First-Party vs. Third-Party Cookies

There’s an important distinction between first- and third-party cookies, especially when it comes to how spyware, browsers, and users treat them. This how Microsoft defines first- and third-party cookies:

  • A first-party cookie either originates on or is sent to the Web site you are currently viewing. These cookies are commonly used to store information, such as your preferences when visiting that site.

  • A third-party cookie either originates on or is sent to a Web site other than the one you’re currently viewing. Third-party sites usually provide some content on the Web site you’re visiting. Many sites’ advertising is served by third-party sites, and these third-party sites may use cookies. A common use for this type of cookie is to track Web page use for advertising or other marketing purposes. Third-party cookies can either be persistent or temporary.

Different browsers and spyware programs have different settings for how to handle first- and third-party cookies, whether rejection or deletion.

Jupiter Analyst Eric Peterson believes businesses must reexamine their use of metrics and determine which long-term measurements could be affected by cookie blocking and deletion.

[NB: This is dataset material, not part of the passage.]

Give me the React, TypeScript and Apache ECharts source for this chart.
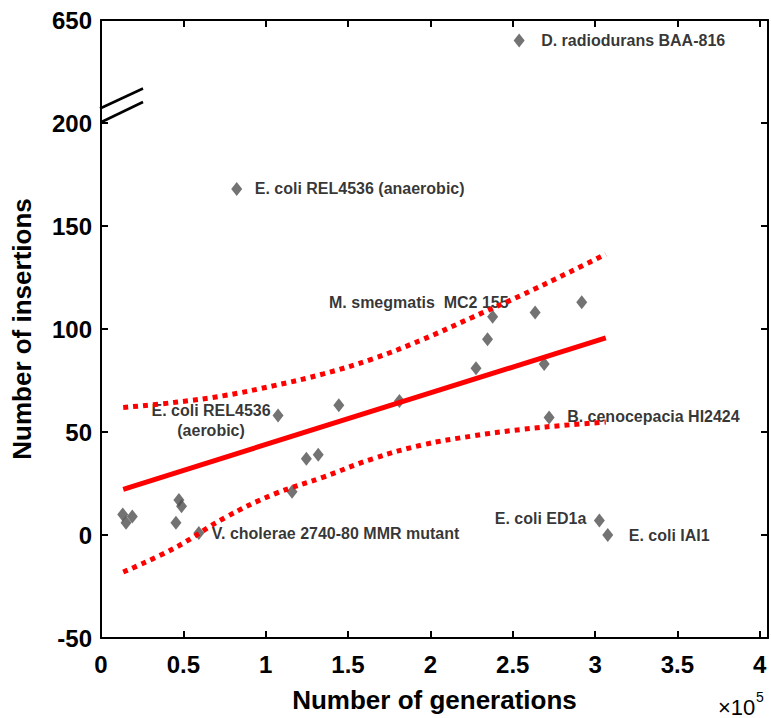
import React, { useEffect, useRef } from 'react';
import * as echarts from 'echarts';

// ---- data ----
const generations = [13200, 15200, 19000, 45500, 47300, 48900, 59400, 82400, 107500, 116000, 124700, 131900, 144400, 181200, 227700, 234700, 237800, 253900, 263600, 269100, 272100, 291900, 302600, 307700];
const insertions = [10, 6, 9, 6, 17, 14, 1, 168, 58, 21, 37, 39, 63, 65, 81, 95, 106, 560, 108, 83, 57, 113, 7, 0];
const strains = ['', '', '', '', '', '', 'V. cholerae 2740-80 MMR mutant', 'E. coli REL4536 (anaerobic)', 'E. coli REL4536\n(aerobic)', '', '', '', '', '', '', '', 'M. smegmatis  MC2 155', 'D. radiodurans BAA-816', '', '', 'B. cenocepacia HI2424', '', 'E. coli ED1a', 'E. coli IAI1'];

const fitX = [13500, 306500];
const fitY = [22.2, 95.7];
const bandX = [13500, 45000, 75000, 105000, 135000, 165000, 195000, 225000, 255000, 285000, 306500];
const upperY = [61.9, 64.4, 67.7, 72.5, 78.2, 85.5, 94.8, 105.5, 116.3, 127.8, 136.3];
const lowerY = [-18.0, -6.2, 8.3, 19.8, 28.1, 37.0, 43.7, 48.0, 51.2, 53.5, 54.8];

const xTickValues = [0, 50000, 100000, 150000, 200000, 250000, 300000, 350000, 400000];
const xTickLabels = ['0', '0.5', '1', '1.5', '2', '2.5', '3', '3.5', '4'];
const yTickValues = [-50, 0, 50, 100, 150, 200, 250];
const yTickLabels = ['-50', '0', '50', '100', '150', '200', '650'];

// broken axis: 200..650 is drawn in the span 200..250
const BREAK_LOW = 200;
const BREAK_HIGH = 650;
const BREAK_SPAN = 50;
const toAxis = (v: number) => (v <= BREAK_LOW ? v : BREAK_LOW + ((v - BREAK_LOW) * BREAK_SPAN) / (BREAK_HIGH - BREAK_LOW));

// ---- layout / styles ----
const FONT = "'Liberation Sans', Arial, Helvetica, sans-serif";
const SYM_W = 11;
const SYM_H = 14;
const labelLayout: Record<number, { dx: number; dy: number; align: string }> = {
  6: { dx: 13, dy: 1, align: 'left' },
  7: { dx: 18, dy: 0, align: 'left' },
  8: { dx: -67, dy: 5, align: 'center' },
  16: { dx: 16, dy: -14, align: 'right' },
  17: { dx: 22, dy: 0, align: 'left' },
  20: { dx: 18, dy: -1, align: 'left' },
  22: { dx: -13, dy: -2, align: 'right' },
  23: { dx: 21, dy: 0, align: 'left' },
};

export default function App() {
  const ref = useRef<HTMLDivElement>(null);
  useEffect(() => {
    if (!ref.current) return;
    const chart = echarts.init(ref.current, undefined, { renderer: 'svg' });

    const scatterData = generations.map((g, i) => {
      const item: any = { value: [g, toAxis(insertions[i])], name: strains[i] };
      const lay = labelLayout[i];
      if (strains[i] && lay) {
        item.label = {
          show: true,
          formatter: strains[i],
          position: [lay.dx + SYM_W / 2, lay.dy + SYM_H / 2],
          align: lay.align,
          verticalAlign: 'middle',
          fontFamily: FONT,
          fontWeight: 'bold',
          fontSize: 16,
          lineHeight: 20,
          color: '#000',
        };
      }
      return item;
    });

    const axisLineStyle = { color: '#000', width: 2 };
    const tickStyle = { show: true, inside: true, length: 7, lineStyle: { color: '#000', width: 2 } };
    const labelStyle = { color: '#000', fontFamily: FONT, fontWeight: 'bold' as const, fontSize: 24 };
    const bandStyle = { color: '#ff0000', width: 5, type: [5, 5], cap: 'butt' };

    chart.setOption({
      animation: false,
      backgroundColor: '#fff',
      grid: { left: 101, top: 20, width: 668, height: 621, containLabel: false },
      xAxis: [
        {
          type: 'value',
          position: 'bottom',
          min: 0,
          max: 405000,
          interval: 50000,
          axisLine: { show: true, onZero: false, lineStyle: axisLineStyle },
          axisTick: tickStyle,
          splitLine: { show: false },
          axisLabel: {
            ...labelStyle,
            margin: 14,
            formatter: (v: number) => {
              const k = xTickValues.indexOf(v);
              return k >= 0 ? xTickLabels[k] : '';
            },
          },
          name: 'Number of generations',
          nameLocation: 'middle',
          nameGap: 49,
          nameTextStyle: { color: '#000', fontFamily: FONT, fontWeight: 'bold', fontSize: 26 },
        },
        {
          type: 'value',
          position: 'top',
          min: 0,
          max: 405000,
          interval: 50000,
          axisLine: { show: true, onZero: false, lineStyle: axisLineStyle },
          axisTick: tickStyle,
          splitLine: { show: false },
          axisLabel: { show: false },
        },
      ],
      yAxis: [
        {
          type: 'value',
          position: 'left',
          min: -50,
          max: 250,
          interval: 50,
          axisLine: { show: true, onZero: false, lineStyle: axisLineStyle },
          axisTick: tickStyle,
          splitLine: { show: false },
          axisLabel: {
            ...labelStyle,
            margin: 9,
            formatter: (v: number) => {
              const k = yTickValues.indexOf(v);
              return k >= 0 ? yTickLabels[k] : '';
            },
          },
          name: 'Number of insertions',
          nameLocation: 'middle',
          nameGap: 66,
          nameTextStyle: { color: '#000', fontFamily: FONT, fontWeight: 'bold', fontSize: 26 },
        },
        {
          type: 'value',
          position: 'right',
          min: -50,
          max: 250,
          interval: 50,
          axisLine: { show: true, onZero: false, lineStyle: axisLineStyle },
          axisTick: tickStyle,
          splitLine: { show: false },
          axisLabel: { show: false },
        },
      ],
      series: [
        {
          type: 'scatter',
          xAxisIndex: 0,
          yAxisIndex: 0,
          symbol: 'diamond',
          symbolSize: [SYM_W, SYM_H],
          itemStyle: { color: '#505050' },
          data: scatterData,
          z: 2,
        },
        {
          type: 'line',
          xAxisIndex: 0,
          yAxisIndex: 0,
          data: fitX.map((x, i) => [x, fitY[i]]),
          symbol: 'none',
          lineStyle: { color: '#ff0000', width: 5 },
          z: 3,
        },
        {
          type: 'line',
          xAxisIndex: 0,
          yAxisIndex: 0,
          smooth: 0.4,
          data: bandX.map((x, i) => [x, upperY[i]]),
          symbol: 'none',
          lineStyle: bandStyle,
          z: 3,
        },
        {
          type: 'line',
          xAxisIndex: 0,
          yAxisIndex: 0,
          smooth: 0.4,
          data: bandX.map((x, i) => [x, lowerY[i]]),
          symbol: 'none',
          lineStyle: bandStyle,
          z: 3,
        },
      ],
    });

    const p = chart.convertToPixel({ xAxisIndex: 0, yAxisIndex: 0 }, [0, BREAK_LOW]) as number[];
    const bx = p[0];
    const by = p[1];
    chart.setOption({
      graphic: [
        {
          type: 'line',
          shape: { x1: bx - 1, y1: by - 14.5, x2: bx + 42, y2: by - 34.5 },
          style: { stroke: '#000', lineWidth: 2.5 },
          z: 10,
        },
        {
          type: 'line',
          shape: { x1: bx + 0.5, y1: by - 1, x2: bx + 42, y2: by - 21 },
          style: { stroke: '#000', lineWidth: 2.5 },
          z: 10,
        },
        {
          type: 'text',
          x: 718,
          y: 707,
          style: { text: '×10', fill: '#000', font: `22px ${FONT}`, verticalAlign: 'middle', textVerticalAlign: 'middle' },
          z: 10,
        },
        {
          type: 'text',
          x: 756,
          y: 697,
          style: { text: '5', fill: '#000', font: `14px ${FONT}`, verticalAlign: 'middle', textVerticalAlign: 'middle' },
          z: 10,
        },
      ],
    });

    return () => chart.dispose();
  }, []);

  return (
    <div
      ref={ref}
      style={{ position: 'fixed', left: 0, top: 0, width: 771, height: 718, background: '#fff' }}
    />
  );
}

“What we define as a ‘visitor/customer lifetime’ is greatly accelerated in the online space,” said Matt Jacobs, the senior analytics manager at ZAAZ (where I work). “When you couple that fact with a high rate of cookie deletion, ad networks and most Web analytic vendors are presented with some interesting and difficult challenges for RFM (recency/frequency/monetary) and lifetime value analyses.”

The full outcome of this trend on site analytics, ad networks, affiliate programs, and personalization is yet to be seen. Also of interest is the future effect of the trend: the ability to act on visitor data and use it to tune and optimize site performance. Skeptics may seek ways to minimize this issue, but cookie blocking and deletion is a reality and it merits attention. It can potentially skew data you may be relying on to make important decisions.